Open br-lemes opened 2 years ago

br-lemes commented 2 years ago

Hi! This is a great software and I'm able to do funny things with it. Currently I'm implementing home row mods and I have a suggestion I think it would make it better.

If I use: if_tap(k(f), h(Shift_L))

I have to hold some time before being able to use it as Shift. If I type quickly it will not work.

If I use: if_single(k(f), h(Shift_L))

It works nice, and I can type significantly faster.

But I want to use a triple function key, this way: if_tap(k(f), if_single(k(4), h(Shift_L)))

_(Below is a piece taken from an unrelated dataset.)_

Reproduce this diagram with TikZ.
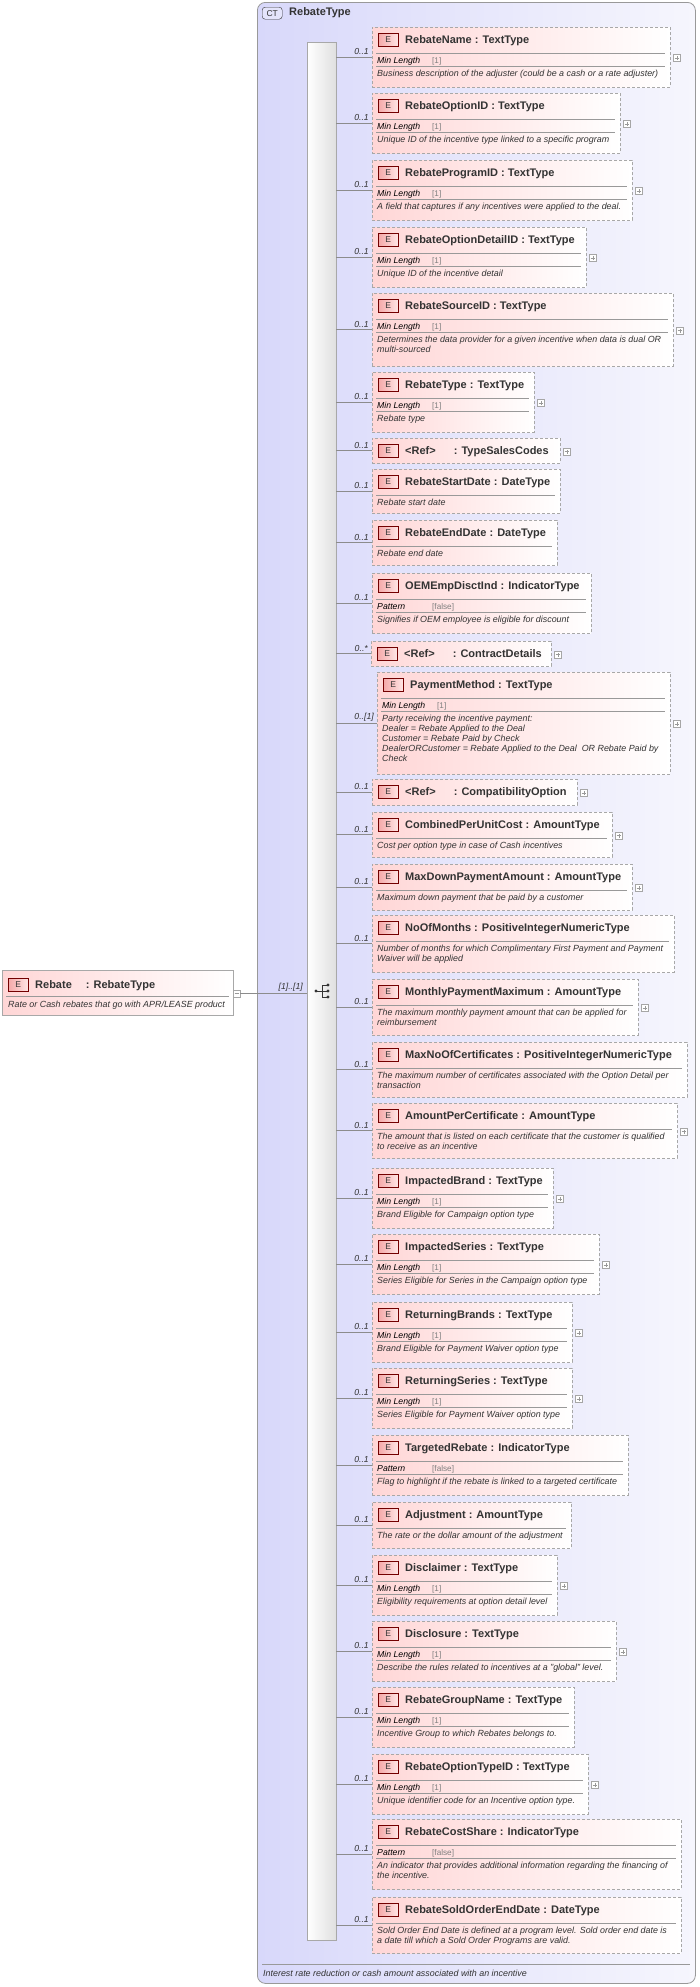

This way I can have 'k' on tap, '4' on hold an release without a combination and Shift on hold with a combination. It works, but it fells in the first case where I need to hold the key more time and it results in a slower typing and some some undesired characters some times.

It would be nice if we have a if_tap variation (if_singletap maybe) where a combination breaks the waiting time earlier, so I can type faster.

It could be: if_singletap(tap: Macro | None, single: Macro | None, else: Macro | None, timeout: int | None)

I'm reading the source to see if I can implement that myself, but I never worked with Python so it may not happen.

sezanzeb commented 2 years ago

It would be nice if we have a if_tap variation (if_singletap maybe) where a combination breaks the waiting time earlier

if_single supports a timeout argument, does that do what you need?

if_single(k(a), k(b), timeout=300)

is almost the same as

if_tap(k(a), k(b), timeout=300)

except that if you hit another key it will run k(b).

br-lemes commented 2 years ago

if_single supports a timeout argument, does that do what you need?

I thought I couldn't nest if_single but I was just using it wrong. I can now, but that doesn't change the result.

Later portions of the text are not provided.